The fight between the Victorian Government and music venue operators in the state over liquor licensing is heating up with Jon Perring, owner of iconic venue The Tote which served as a lightning rod for the SLAM Rally last year, writing an open letter to the Victorian Minister for Consumer Affairs urging the government to reconsider some of their strategy to combat licensing issues.
The shit storm began after the Victorian Liberal Government passed legislation in the twilight of 2011 that made reforms to the Liquor Control Reform Act 1998 that ensure the benefits and needs of live music will be taken into account in liquor licensing decisions. However hidden amongst the changes, which were part of the live music accord the Liberal Party signed up as part of an election pledge, was the framework for the setup of a ‘demerit point’ system for licensed venues.
The actions that can lead to a venue being penalised under the new system have far reaching and broad definitions that some venue operators see as a thinly veiled attempt by the government to expand it’s powers to silence ‘problem’ venues swiftly and quietly. The issue of the definition of ‘amenity’ has also been highly criticised.

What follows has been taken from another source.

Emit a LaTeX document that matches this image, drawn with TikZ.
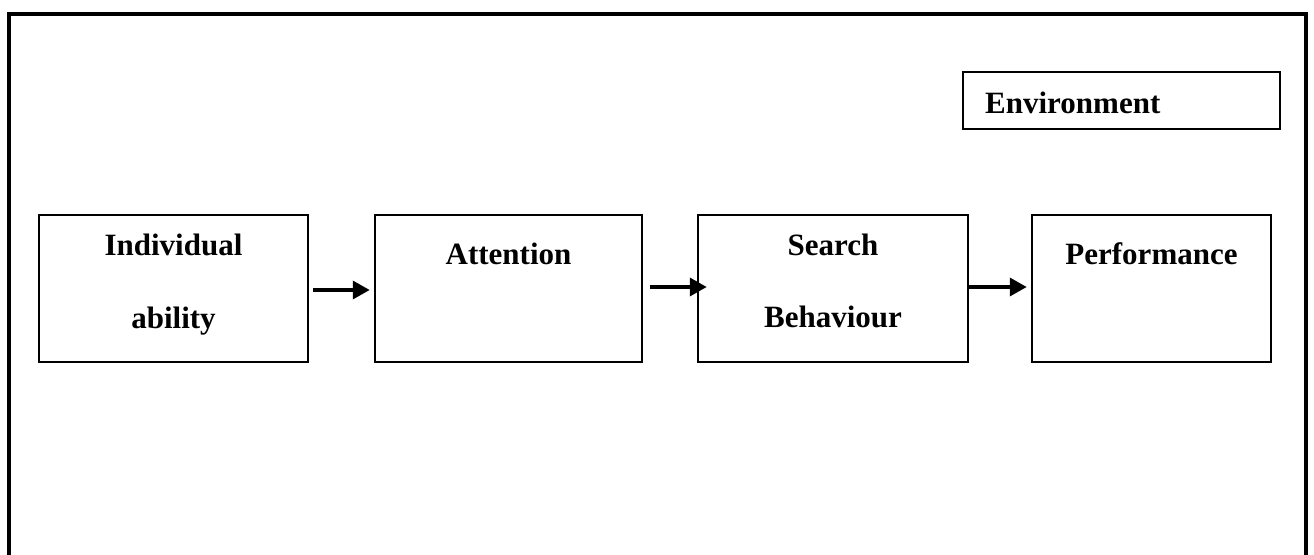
\documentclass[tikz,border=0pt]{standalone}
\usepackage{fontspec}
\setmainfont{Liberation Serif}
\usetikzlibrary{arrows.meta}
\tikzset{
  box/.style={draw, line width=2.5pt, inner sep=0pt, minimum height=147pt},
  lbl/.style={anchor=base, inner sep=0pt, font=\fontsize{31}{31}\selectfont\bfseries},
  flow/.style={line width=3.5pt, -{Triangle[length=17pt,width=18pt]}},
}
\begin{document}
\begin{tikzpicture}[x=1pt, y=-1pt]
\useasboundingbox (0,0) rectangle (1314,554);
\clip (0,0) rectangle (1314,554);
% outer frame, open towards the bottom edge
\draw[line width=4pt] (9,580) -- (9,14) -- (1306,14) -- (1306,580);

% environment box
\node[draw, line width=2.5pt, inner sep=0pt, minimum width=317pt, minimum height=57pt] (env) at (1121.5,100.5) {};
\node[lbl, anchor=base west] (envt) at (985,113) {Environment};

% process boxes
\node[box, minimum width=269pt] (b1) at (173.5,288.5) {};
\node[box, minimum width=267pt] (b2) at (508.5,288.5) {};
\node[box, minimum width=270pt] (b3) at (833,288.5) {};
\node[box, minimum width=239pt] (b4) at (1151.5,288.5) {};

\node[lbl] (t1a) at (173.5,255) {Individual};
\node[lbl] (t1b) at (173.5,328) {ability};
\node[lbl] (t2) at (508.5,264) {Attention};
\node[lbl] (t3a) at (833,255) {Search};
\node[lbl] (t3b) at (833,327) {Behaviour};
\node[lbl] (t4) at (1151.5,264) {Performance};

% connectors
\draw[flow, shorten <=4pt, shorten >=4pt] ([yshift=-1.5pt]b1.east) -- ([yshift=-1.5pt]b2.west);
\draw[flow, shorten <=7pt, shorten >=-10pt] ([yshift=1.5pt]b2.east) -- ([yshift=1.5pt]b3.west);
\draw[flow, shorten <=0pt, shorten >=4pt] ([yshift=1.5pt]b3.east) -- ([yshift=1.5pt]b4.west);
\end{tikzpicture}
\end{document}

Peter Iwaniuk of the Nightclub Owners Forum, a body that represents licensed venues in Melbourne, told media after the legislation was passed that “it is absolutely ludicrous that, under the recently added Section 3AA of the Liquor Act, incidents inside a licensed premises including swearing, littering and vandalism can be deemed to affect the amenity of the area outside a licensed premises and can be grounds for police to issue an infringement notice against a licensee.”
The Nightclub Owners Forum recently released a report, influenced by data obtained through Freedom Of Information, that is highly critical of the current state government’s policy towards liquor licensing. You can read more about the report here.
Read below for the open letter written by Jon Perring.
I would like to thank you for delivering on one of the commitments that the Victorian Government made under the Live Music Accord, in the recent amendment to the Liquor Control Reform Further Amendment Bill 2011, to include consideration of the needs of Live Music in licensing decisions as one the key Objects of the Act.
I would like to also remind you that consideration was also required of an order of occupancy provision (the Agent of Change principle as recommended by the Victorian Government’s Live Music Task Force report).
This principle should be introduced into the Victoria Planning Provisions so that it has statutory weight in planning and liquor licensing decisions.
Since the election of the Baillieu Government there has been no progress or even a forum convened to discuss this matter. While there is a commitment to convening the Premier’s Round Table in the near future, where this and other matters may be discussed, a firm date or agenda has not been set.
Your Government is considering an amendment (3AA) in regard to extending and defining amenity breaches in the Liquor Control Reform Act 1998. We believe that this is putting the cart before the horse, and that the amendment will cement what is currently an unacceptable situation in regards to the rights of licensed venues in amenity disputes.